Newer forms of evidence are also being interrogated. For instance, in a program providing rapid access to compassionate use of the antiviral Veklury, ~60% of patients hospitalized for severe COVID-19 demonstrated improvement, a finding that was quickly disseminated by publication26. These findings also raise the possibility of implementing master observational studies for COVID-19, as has been proposed for cancer with clinical trials such as ROOT that plan large-scale structured data acquisition in an observational setting14,19. In addition, acquisition of real-world data by exploiting digital technology to download medical or insurance records or to mine clinical trial databases has also led to approvals in cancer12,13 and may provide rapid access to important information related to COVID-19 therapeutic effectiveness. It is understood that some of the studies that are ongoing or proposed for COVID-19 are not RCTs and, therefore, while providing proof of concept, may still need to be confirmed by RCTs. Still, it is critical to appreciate how our response to COVID-19 has demonstrated that we do not need to become mired in old or misinterpreted dogma concerning levels-of-evidence rankings to advance a field where there is urgency.

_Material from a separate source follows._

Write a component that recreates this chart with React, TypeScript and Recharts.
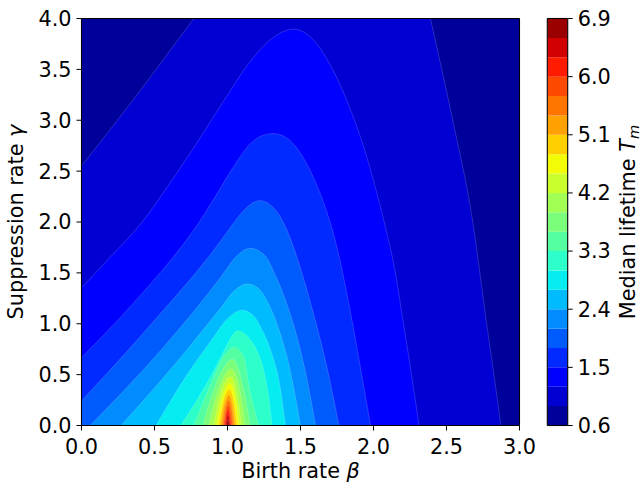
import React from "react";
import { ComposedChart, Area, XAxis, YAxis, Label } from "recharts";

// axis ticks
const betaTicks = [0, 0.5, 1, 1.5, 2, 2.5, 3];
const gammaTicks = [0, 0.5, 1, 1.5, 2, 2.5, 3, 3.5, 4];

// contour levels (colorbar) and jet colours of each band
const levels = [0.6, 0.9, 1.2, 1.5, 1.8, 2.1, 2.4, 2.7, 3.0, 3.3, 3.6, 3.9, 4.2, 4.5, 4.8, 5.1, 5.4, 5.7, 6.0, 6.3, 6.6, 6.9];
const cbTicks = [0.6, 1.5, 2.4, 3.3, 4.2, 5.1, 6.0, 6.9];
const bandColors = [
  "#00009b", "#0000d2", "#0000ff", "#002aff", "#005bff", "#008cff", "#00bcff",
  "#06edf1", "#2dffca", "#54ffa2", "#7bff7b", "#a2ff54", "#caff2d", "#f1fc06",
  "#ffcf00", "#ffa200", "#ff7500", "#ff4800", "#ff1b00", "#d20000", "#9b0000",
];

// contour boundaries [beta, gamma] (region below = T above level)
const t09 = [[0, 2.55], [0.17, 2.86], [0.38, 3.25], [0.77, 4.0], [1.2, 4.8], [1.75, 5.3], [2.25, 4.9], [2.39, 4.0], [2.54, 3.02], [2.68, 2.0], [2.775, 1.0], [2.825, 0.5], [2.873, 0]];
const t12 = [[0, 1.353], [0.2, 1.66], [0.41, 1.99], [0.6, 2.37], [0.8, 2.8], [0.974, 3.19], [1.157, 3.58], [1.3, 3.8], [1.454, 3.895], [1.6, 3.77], [1.72, 3.5], [1.83, 3.15], [1.93, 2.75], [2.02, 2.3], [2.09, 1.9], [2.15, 1.5], [2.2, 1.05], [2.255, 0.55], [2.312, 0]];
const t15 = [[0, 0.667], [0.36, 1.21], [0.722, 1.83], [0.802, 1.99], [0.916, 2.25], [1.031, 2.52], [1.157, 2.77], [1.24, 2.85], [1.317, 2.87], [1.42, 2.81], [1.52, 2.63], [1.6, 2.4], [1.68, 2.1], [1.75, 1.75], [1.81, 1.35], [1.87, 0.9], [1.925, 0.45], [1.98, 0]];
const t18 = [[0, 0.241], [0.48, 1.0], [0.962, 1.83], [1.042, 1.99], [1.13, 2.14], [1.221, 2.21], [1.3, 2.16], [1.37, 2.03], [1.44, 1.8], [1.52, 1.45], [1.6, 1.04], [1.68, 0.58], [1.763, 0]];
const t21 = [[0.058, 0], [0.55, 0.75], [0.95, 1.45], [1.06, 1.66], [1.11, 1.72], [1.157, 1.741], [1.25, 1.68], [1.33, 1.47], [1.41, 1.18], [1.48, 0.85], [1.545, 0.45], [1.603, 0]];
const t24 = [[0.27, 0], [0.65, 0.62], [0.95, 1.15], [1.05, 1.33], [1.09, 1.37], [1.134, 1.392], [1.21, 1.35], [1.28, 1.2], [1.35, 0.95], [1.42, 0.6], [1.5, 0]];
const t27 = [[0.51, 0], [0.733, 0.52], [0.894, 0.846], [1.0, 1.05], [1.1, 1.133], [1.17, 1.09], [1.24, 0.93], [1.3, 0.72], [1.355, 0.42], [1.397, 0]];
const t30 = [[0.68, 0], [0.9, 0.52], [1.0, 0.8], [1.035, 0.89], [1.07, 0.93], [1.14, 0.87], [1.2, 0.74], [1.25, 0.53], [1.28, 0.3], [1.305, 0]];
const t33 = [[0.77, 0], [0.88, 0.385], [0.975, 0.68], [1.045, 0.77], [1.11, 0.68], [1.147, 0.385], [1.215, 0]];
const t36 = [[0.83, 0], [0.9, 0.325], [1.035, 0.65], [1.115, 0.325], [1.155, 0]];
const t39 = [[0.872, 0], [0.922, 0.278], [1.028, 0.555], [1.092, 0.278], [1.12, 0]];
const t42 = [[0.905, 0], [0.94, 0.24], [1.022, 0.48], [1.073, 0.24], [1.095, 0]];
const t45 = [[0.925, 0], [0.953, 0.208], [1.018, 0.415], [1.061, 0.208], [1.08, 0]];
const t48 = [[0.94, 0], [0.962, 0.178], [1.014, 0.355], [1.05, 0.178], [1.066, 0]];
const t51 = [[0.953, 0], [0.97, 0.15], [1.01, 0.3], [1.04, 0.15], [1.053, 0]];
const t54 = [[0.964, 0], [0.977, 0.125], [1.007, 0.25], [1.032, 0.125], [1.042, 0]];
const t57 = [[0.973, 0], [0.983, 0.1], [1.005, 0.2], [1.025, 0.1], [1.033, 0]];
const t60 = [[0.98, 0], [0.987, 0.078], [1.003, 0.155], [1.018, 0.078], [1.025, 0]];
const t63 = [[0.987, 0], [0.9915, 0.055], [1.002, 0.11], [1.013, 0.055], [1.018, 0]];
const t66 = [[0.993, 0], [0.9955, 0.032], [1.001, 0.065], [1.0073, 0.032], [1.01, 0]];

const contours = [t09, t12, t15, t18, t21, t24, t27, t30, t33, t36, t39, t42, t45, t48, t51, t54, t57, t60, t63, t66];
const background = [[0, 4], [3, 4]];

const FONT = "DejaVu Sans";
const FS = 20.8;
const tickStyle = { fill: "#000", fontSize: FS, fontFamily: FONT };
const frame = { stroke: "#000", strokeWidth: 1.1 };
const fmt = (v: number) => v.toFixed(1);
const toRows = (pts: number[][]) => pts.map(([b, g]) => ({ b, g }));
// colorbar: one range area per band, spanning the bar's width
const bandRows = (i: number) => [
  { x: 0, v: [levels[i], levels[i + 1]] },
  { x: 1, v: [levels[i], levels[i + 1]] },
];

const XTitle = (props: any) => {
  const vb = props.viewBox ?? { x: 81.5, y: 425.5, width: 438 };
  return (
    <text x={vb.x + vb.width / 2} y={vb.y + 52.5} textAnchor="middle" fontFamily={FONT} fontSize={FS} fill="#000">
      Birth rate <tspan fontStyle="italic">β</tspan>
    </text>
  );
};

const YTitle = (props: any) => {
  const vb = props.viewBox ?? { x: 21.5, y: 18.5, height: 407 };
  const x = vb.x + 1.8;
  const y = vb.y + vb.height / 2;
  return (
    <text x={x} y={y} transform={`rotate(-90, ${x}, ${y})`} textAnchor="middle" fontFamily={FONT} fontSize={FS} fill="#000">
      Suppression rate <tspan fontStyle="italic">γ</tspan>
    </text>
  );
};

const CbTitle = (props: any) => {
  const vb = props.viewBox ?? { x: 567.7, y: 18.5, height: 407 };
  const x = vb.x + 67.5;
  const y = vb.y + vb.height / 2;
  return (
    <text x={x} y={y} transform={`rotate(-90, ${x}, ${y})`} textAnchor="middle" fontFamily={FONT} fontSize={FS} fill="#000">
      Median lifetime <tspan fontStyle="italic">T</tspan>
      <tspan fontStyle="italic" fontSize={14.6} dy={4}>m</tspan>
    </text>
  );
};

export default function App() {
  return (
    <div style={{ position: "absolute", left: 0, top: 0, width: 642, height: 482, background: "#fff" }}>
      <div style={{ position: "absolute", left: 0, top: 0 }}>
        <ComposedChart width={642} height={482} margin={{ top: 17.5, right: 121.5, bottom: 26.5, left: 21.5 }}>
          <Area
            data={toRows(background)}
            dataKey="g"
            type="linear"
            fill={bandColors[0]}
            fillOpacity={1}
            stroke="none"
            dot={false}
            activeDot={false}
            isAnimationActive={false}
          />
          {contours.map((pts, i) => (
            <Area
              key={i}
              data={toRows(pts)}
              dataKey="g"
              type="monotone"
              fill={bandColors[i + 1]}
              fillOpacity={1}
              stroke="#ffffff"
              strokeOpacity={0.28}
              strokeWidth={0.6}
              dot={false}
              activeDot={false}
              isAnimationActive={false}
            />
          ))}
          <XAxis
            type="number"
            dataKey="b"
            domain={[0, 3]}
            ticks={betaTicks}
            allowDataOverflow
            tickFormatter={fmt}
            height={30}
            tickSize={5}
            tickMargin={9}
            stroke="#000"
            axisLine={frame}
            tick={tickStyle}
          >
            <Label content={XTitle} />
          </XAxis>
          <YAxis
            type="number"
            domain={[0, 4]}
            ticks={gammaTicks}
            allowDataOverflow
            tickFormatter={fmt}
            width={60}
            tickSize={5}
            tickMargin={5}
            stroke="#000"
            axisLine={frame}
            tick={tickStyle}
          >
            <Label content={YTitle} />
          </YAxis>
          <XAxis xAxisId="top" orientation="top" type="number" dataKey="b" domain={[0, 3]} allowDataOverflow height={1} tick={false} tickLine={false} axisLine={frame} />
          <YAxis yAxisId="right" orientation="right" type="number" domain={[0, 4]} allowDataOverflow width={1} tick={false} tickLine={false} axisLine={frame} />
        </ComposedChart>
      </div>
      <div style={{ position: "absolute", left: 0, top: 0 }}>
        <ComposedChart width={642} height={482} margin={{ top: 17.5, right: 14.3, bottom: 55.5, left: 546.3 }}>
          {bandColors.map((c, i) => (
            <Area
              key={i}
              data={bandRows(i)}
              dataKey="v"
              type="linear"
              fill={c}
              fillOpacity={1}
              stroke="none"
              dot={false}
              activeDot={false}
              isAnimationActive={false}
            />
          ))}
          <XAxis type="number" dataKey="x" domain={[0, 1]} allowDataOverflow height={1} tick={false} tickLine={false} axisLine={frame} />
          <XAxis xAxisId="top" orientation="top" type="number" dataKey="x" domain={[0, 1]} allowDataOverflow height={1} tick={false} tickLine={false} axisLine={frame} />
          <YAxis yAxisId="left" type="number" domain={[0.6, 6.9]} allowDataOverflow width={1} tick={false} tickLine={false} axisLine={frame} />
          <YAxis
            type="number"
            orientation="right"
            domain={[0.6, 6.9]}
            ticks={cbTicks}
            allowDataOverflow
            tickFormatter={fmt}
            width={60}
            tickSize={5}
            tickMargin={5}
            stroke="#000"
            axisLine={frame}
            tick={tickStyle}
          >
            <Label content={CbTitle} />
          </YAxis>
        </ComposedChart>
      </div>
    </div>
  );
}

It is also important to recognize that levels-of-evidence hierarchies have been extensively updated since their earliest renditions, 30 to 40 years ago1,5. Indeed, in 2009 and 2011, the OCEBM levels-of-evidence pyramid for treatment studies (Fig. 1c,d)3,4 raised several forms of non-RCT with dramatic effects to the top evidence tiers. For these types of observations, therapeutic efficacy may be such that randomization to a control arm may not be ethical30. The key is to balance the risk of authorizing a therapy that may later be disproven versus that of delaying adoption of a life-saving therapy by requiring a RCT that would likely take years to perform30. Indeed, there are quantifiable threshold values above which it is highly likely that effectiveness seen in non-randomized trials will consistently translate to improved survival.

In summary, contemporary levels-of-evidence hierarchies have already been broadened to acknowledge the important role played by non-RCTs (Fig. 1). Furthermore, powerful digital and molecular technologies exist today that were inconceivable when the earliest levels of evidence were formulated, over 40 years ago1. Newer types of evidence are being exploited, including real-world data and the use of genomic sequencing and mechanism-based reasoning to select cancer patients for matched gene- and immune-targeted treatments. The COVID-19 pandemic has revealed that we can exploit novel types of evidence, including those generated by observational studies (Table 1) and by digital technologies, including downloadable apps. The latter can produce clinically relevant information self-reported by millions of individuals within a few weeks20,21. In all, the COVID-19 pandemic has shown that we must balance scientific rigor, reflected by classic levels of evidence, with the need for urgency. The lessons learned may expedite the discovery of important treatments for other deadly diseases.